Aurélie Filippetti veut réformer la chronologie des médias. La ministre de la Culture souhaite ainsi raccourcir le délai existant entre la sortie au cinéma d'un film et sa mise à disposition sur les services de vidéos à la demande (VOD), comme elle l'a expliqué dans une interview au Figaro (article payant). "L'objectif général est qu'après la salle, le public puisse accéder plus rapidement et légalement aux oeuvres. Je propose donc d'avancer de deux mois la disponibilité des films à la télévision et, pour la vidéo à la demande par abonnement, de ramener le délai après la sortie en salle à 24 mois, contre 36 actuellement" a-t-elle expliqué.
La ministre de la Culture s'est toutefois empressée de préciser que cet aménagement ne devrait concerner que "les services qui participent au financement et à l'exposition des oeuvres françaises et européennes". Un clin d'oeil à peine dissimulé à Netflix, dont l'arrivée en France est attendue pour l'automne.
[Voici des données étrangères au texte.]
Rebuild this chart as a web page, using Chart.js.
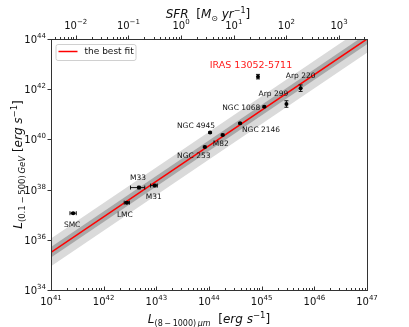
<!DOCTYPE html>
<html>
<head>
<meta charset="utf-8">
<script src="https://cdn.jsdelivr.net/npm/chart.js@4.4.0/dist/chart.umd.min.js"></script>
<style>
html, body { margin: 0; padding: 0; background: #fff; }
</style>
</head>
<body>
<canvas id="myChart" width="409" height="327"></canvas>
<script>
// galaxies (log10 of luminosities)
const names = ['IRAS 13052-5711', 'Arp 220', 'Arp 299', 'NGC 1068', 'NGC 2146', 'NGC 4945',
               'M82', 'NGC 253', 'M33', 'M31', 'LMC', 'SMC'];
const logLir = [44.93, 45.74, 45.47, 45.05, 44.59, 44.02, 44.26, 43.92, 42.67, 42.97, 42.44, 41.42];
const logLgam = [42.50, 42.04, 41.41, 41.30, 40.64, 40.27, 40.18, 39.70, 38.08, 38.16, 37.48, 37.06];
const xErrLo = [0, 0, 0, 0, 0, 0, 0, 0, 0.16, 0.08, 0.05, 0.06];
const xErrHi = [0, 0, 0, 0, 0, 0, 0, 0, 0.11, 0.05, 0.05, 0.06];
const yErr = [0.09, 0.13, 0.13, 0.03, 0.03, 0.03, 0.03, 0.03, 0.05, 0.05, 0.04, 0.03];

// best fit line and its two bands (log values at both ends of the x range)
const fitLogX = [41, 47];
const fitLogY = [35.50, 44.00];
const innerUp = [35.71, 44.21];
const innerLo = [35.29, 43.79];
const outerUp = [36.05, 44.55];
const outerLo = [34.95, 43.45];

// tick labels (exponents)
const xTickExp = [41, 42, 43, 44, 45, 46, 47];
const yTickExp = [34, 36, 38, 40, 42, 44];
const sfrTickExp = [-2, -1, 0, 1, 2, 3];
const sfrLogOffset = 43.47; // log L_IR where SFR = 1

// label placement relative to each point (pixels)
const labelDx = [-7, 0, -13, -23, 21, -14, -2, -11, -1, -1, -2, -1];
const labelDy = [-11, -12.5, -10, 1, 7, -7, 9.5, 9, -10, 11, 12, 12];

const FONT = "'DejaVu Sans', sans-serif";

function pts(xs, ys) {
    return xs.map((x, i) => ({ x: Math.pow(10, x), y: Math.pow(10, ys[i]) }));
}

function richText(ctx, parts, x, y, align) {
    let w = 0;
    parts.forEach(p => {
        ctx.font = (p.i ? 'italic ' : '') + p.s + 'px ' + FONT;
        p.w = ctx.measureText(p.t).width;
        w += p.w;
    });
    let cx = align === 'center' ? x - w / 2 : (align === 'right' ? x - w : x);
    ctx.textAlign = 'left';
    ctx.textBaseline = 'alphabetic';
    parts.forEach(p => {
        ctx.font = (p.i ? 'italic ' : '') + p.s + 'px ' + FONT;
        ctx.fillText(p.t, cx, y + (p.dy || 0));
        cx += p.w;
    });
}

function powLabel(exp) {
    return [{ t: '10', s: 10 }, { t: String(exp).replace('-', '\u2212'), s: 7, dy: -5 }];
}

const decorPlugin = {
    id: 'decor',
    afterDatasetsDraw(chart) {
        const ctx = chart.ctx;
        const sx = chart.scales.x, sy = chart.scales.y;
        ctx.save();
        // error bars
        ctx.strokeStyle = '#000';
        ctx.lineWidth = 0.9;
        names.forEach((n, i) => {
            const px = sx.getPixelForValue(Math.pow(10, logLir[i]));
            const py = sy.getPixelForValue(Math.pow(10, logLgam[i]));
            ctx.beginPath();
            if (xErrLo[i] > 0) {
                const x1 = sx.getPixelForValue(Math.pow(10, logLir[i] - xErrLo[i]));
                const x2 = sx.getPixelForValue(Math.pow(10, logLir[i] + xErrHi[i]));
                ctx.moveTo(x1, py); ctx.lineTo(x2, py);
                ctx.moveTo(x1, py - 2); ctx.lineTo(x1, py + 2);
                ctx.moveTo(x2, py - 2); ctx.lineTo(x2, py + 2);
            }
            const y1 = sy.getPixelForValue(Math.pow(10, logLgam[i] - yErr[i]));
            const y2 = sy.getPixelForValue(Math.pow(10, logLgam[i] + yErr[i]));
            ctx.moveTo(px, y1); ctx.lineTo(px, y2);
            ctx.moveTo(px - 2, y1); ctx.lineTo(px + 2, y1);
            ctx.moveTo(px - 2, y2); ctx.lineTo(px + 2, y2);
            ctx.stroke();

            // name label
            ctx.textAlign = 'center';
            ctx.textBaseline = 'middle';
            if (i === 0) {
                ctx.fillStyle = '#ff1a1a';
                ctx.font = '9.5px ' + FONT;
            } else {
                ctx.fillStyle = '#111';
                ctx.font = '7.5px ' + FONT;
            }
            ctx.fillText(n, px + labelDx[i], py + labelDy[i]);
        });
        ctx.restore();
    },
    afterDraw(chart) {
        const ctx = chart.ctx;
        const a = chart.chartArea;
        const sx = chart.scales.x, sy = chart.scales.y, s2 = chart.scales.x2;
        ctx.save();
        ctx.strokeStyle = '#333';
        ctx.lineWidth = 1;
        ctx.strokeRect(Math.round(a.left) + 0.5, Math.round(a.top) + 0.5,
            Math.round(a.right - a.left), Math.round(a.bottom - a.top));

        ctx.beginPath();
        // bottom axis ticks (inward)
        for (let d = 41; d <= 47; d++) {
            const px = Math.round(sx.getPixelForValue(Math.pow(10, d))) + 0.5;
            ctx.moveTo(px, a.bottom); ctx.lineTo(px, a.bottom - 3.5);
            if (d < 47) {
                for (let m = 2; m <= 9; m++) {
                    const mx = Math.round(sx.getPixelForValue(m * Math.pow(10, d))) + 0.5;
                    ctx.moveTo(mx, a.bottom); ctx.lineTo(mx, a.bottom - 2);
                }
            }
        }
        // top SFR axis ticks (outward)
        for (let d = -3; d <= 3; d++) {
            for (let m = 1; m <= 9; m++) {
                const v = m * Math.pow(10, d);
                if (v < s2.min || v > s2.max) continue;
                const mx = Math.round(s2.getPixelForValue(v)) + 0.5;
                ctx.moveTo(mx, a.top); ctx.lineTo(mx, a.top - (m === 1 ? 3.5 : 2));
            }
        }
        // left axis ticks (outward)
        yTickExp.forEach(e => {
            const py = Math.round(sy.getPixelForValue(Math.pow(10, e))) + 0.5;
            ctx.moveTo(a.left, py); ctx.lineTo(a.left - 3.5, py);
        });
        ctx.stroke();

        ctx.fillStyle = '#111';
        xTickExp.forEach(e => {
            richText(ctx, powLabel(e), sx.getPixelForValue(Math.pow(10, e)), 305, 'center');
        });
        sfrTickExp.forEach(e => {
            richText(ctx, powLabel(e), s2.getPixelForValue(Math.pow(10, e)), 29, 'center');
        });
        yTickExp.forEach(e => {
            richText(ctx, powLabel(e), a.left - 5, sy.getPixelForValue(Math.pow(10, e)) + 4, 'right');
        });

        // axis titles
        richText(ctx, [
            { t: 'L', s: 12, i: true },
            { t: '(8\u2009\u2212\u20091000)\u2009', s: 8, dy: 3 },
            { t: '\u03bcm', s: 8, i: true, dy: 3 },
            { t: '  [', s: 12 },
            { t: 'erg s', s: 12, i: true },
            { t: '\u22121', s: 8.5, dy: -5 },
            { t: ']', s: 12 }
        ], (a.left + a.right) / 2, 323, 'center');

        richText(ctx, [
            { t: 'SFR', s: 12, i: true },
            { t: '  [', s: 12 },
            { t: 'M', s: 12, i: true },
            { t: '\u2299', s: 8, dy: 3 },
            { t: ' ', s: 12 },
            { t: 'yr', s: 12, i: true },
            { t: '\u22121', s: 8, dy: -5 },
            { t: ']', s: 12 }
        ], (a.left + a.right) / 2 - 1, 18, 'center');

        ctx.save();
        ctx.translate(22, (a.top + a.bottom) / 2);
        ctx.rotate(-Math.PI / 2);
        richText(ctx, [
            { t: 'L', s: 12, i: true },
            { t: '(0.1\u2009\u2212\u2009500)\u2009', s: 8.5, dy: 3 },
            { t: 'GeV', s: 8.5, i: true, dy: 3 },
            { t: ' [', s: 12 },
            { t: 'erg s', s: 12, i: true },
            { t: '\u22121', s: 8.5, dy: -5 },
            { t: ']', s: 12 }
        ], 0, 0, 'center');
        ctx.restore();

        // legend
        const lx = a.left + 4.5, ly = a.top + 5;
        ctx.fillStyle = 'rgba(255,255,255,0.8)';
        ctx.strokeStyle = '#d0d0d0';
        ctx.beginPath();
        ctx.roundRect(lx + 0.5, ly + 0.5, 80, 16, 2);
        ctx.fill();
        ctx.stroke();
        ctx.strokeStyle = 'red';
        ctx.lineWidth = 1.5;
        ctx.beginPath();
        ctx.moveTo(lx + 3, ly + 7.5); ctx.lineTo(lx + 22, ly + 7.5);
        ctx.stroke();
        ctx.fillStyle = '#111';
        ctx.font = '9px ' + FONT;
        ctx.textAlign = 'left';
        ctx.textBaseline = 'middle';
        ctx.fillText('the best fit', lx + 29, ly + 8);
        ctx.restore();
    }
};

const canvas = document.getElementById('myChart');
const myChart = new Chart(canvas.getContext('2d'), {
    type: 'scatter',
    data: {
        datasets: [{
            label: 'galaxies',
            data: pts(logLir, logLgam),
            backgroundColor: '#000',
            borderColor: '#000',
            borderWidth: 0,
            pointRadius: 2,
            order: 0
        }, {
            type: 'line',
            label: 'the best fit',
            data: pts(fitLogX, fitLogY),
            borderColor: '#ff0000',
            borderWidth: 1.5,
            pointRadius: 0,
            fill: false,
            order: 1
        }, {
            type: 'line',
            data: pts(fitLogX, innerUp),
            borderWidth: 0,
            pointRadius: 0,
            backgroundColor: '#a8a8a8',
            fill: '+1',
            order: 2
        }, {
            type: 'line',
            data: pts(fitLogX, innerLo),
            borderWidth: 0,
            pointRadius: 0,
            fill: false,
            order: 2
        }, {
            type: 'line',
            data: pts(fitLogX, outerUp),
            borderWidth: 0,
            pointRadius: 0,
            backgroundColor: '#dadada',
            fill: '+1',
            order: 3
        }, {
            type: 'line',
            data: pts(fitLogX, outerLo),
            borderWidth: 0,
            pointRadius: 0,
            fill: false,
            order: 3
        }]
    },
    options: {
        responsive: false,
        animation: false,
        layout: { padding: { left: 51, right: 42, top: 39, bottom: 37 } },
        scales: {
            x: { type: 'logarithmic', min: 1e41, max: 1e47, display: false },
            x2: {
                type: 'logarithmic', position: 'top', axis: 'x', display: false,
                min: Math.pow(10, 41 - sfrLogOffset), max: Math.pow(10, 47 - sfrLogOffset)
            },
            y: { type: 'logarithmic', min: 1e34, max: 1e44, display: false }
        },
        plugins: {
            legend: { display: false },
            tooltip: { enabled: false }
        }
    },
    plugins: [decorPlugin]
});
</script>
</body>
</html>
Rappelons que l'entreprise américaine compte se lancer sur le marché français depuis un pays étranger afin de ne pas avoir à respecter les nombreuses obligations, notamment en matière de financement de la création, auxquelles sont soumis les acteurs français. "Depuis 2009, les pratiques et l'environnement concurrentiel ont considérablement évolué. Il est temps d'en tenir compte et de donner un nouvel élan à nos industries culturelles" a ainsi annoncé Aurélie Filippetti.
Alors que l'arrivée de la plate-forme vidéo américaine inquiète de nombreux acteurs français, le ministère de la Culture tente ainsi depuis plusieurs mois d'inventer de nouveaux dispositifs réglementaires pour favoriser les opérateurs hexagonaux. Aurélie Filippetti a ainsi indiqué être engagée "dans une stratégie de souveraineté culturelle et numérique de la France".
"L'objectif est de valoriser le 'made in France' culturel. Il faut promouvoir et développer l'excellence des acteurs hexagonaux dans le domaine de la vidéo à la demande. Il faut faciliter l'accès des internautes aux offres légales en travaillant sur leur visibilité et leur disponibilité. Dès la rentrée, je lancerai un appel à propositions pour un dispositif de référencement des sites de vidéos qui contribuent au soutien et à l'exposition de la création française et européenne" a annoncé la ministre, qui prévoit aussi de favoriser "toutes les coopérations possibles entre les opérateurs français de vidéos à la demande et de télévision". Aurélie Filippetti s'est aussi félicitée au passage que son principe d'un soutien automatique par le CNC à la VOD et SVOD ait été accepté récemment par les institutions européennes.
Autant de mesures qui ne déplairont sans doute pas à Canal+, qui prépare depuis plusieurs mois la bataille avec Netflix. Le groupe de Bertrand Méheut mise ainsi beaucoup sur sa propre plate-forme de VOD, Canalplay pour amortir le choc mais tente aussi, en parallèle, de mettre en avant dans le débat public de nouveaux dispositifs de protection des acteurs hexagonaux. Son directeur général, Rodolphe Belmer, a ainsi plaidé récemment par exemple pour une remise en question du principe de neutralité du net afin de protéger les acteurs français.
Une idée que semble partager le président du CSA, Olivier Schrameck, qui a affirmé récemment vouloir "en finir avec la conception absolutiste de la neutralité du Net". Avec les mesures de patriotisme économique qu'elle veut promouvoir, Aurélie Filippetti semble sur la même longueur d'ondes.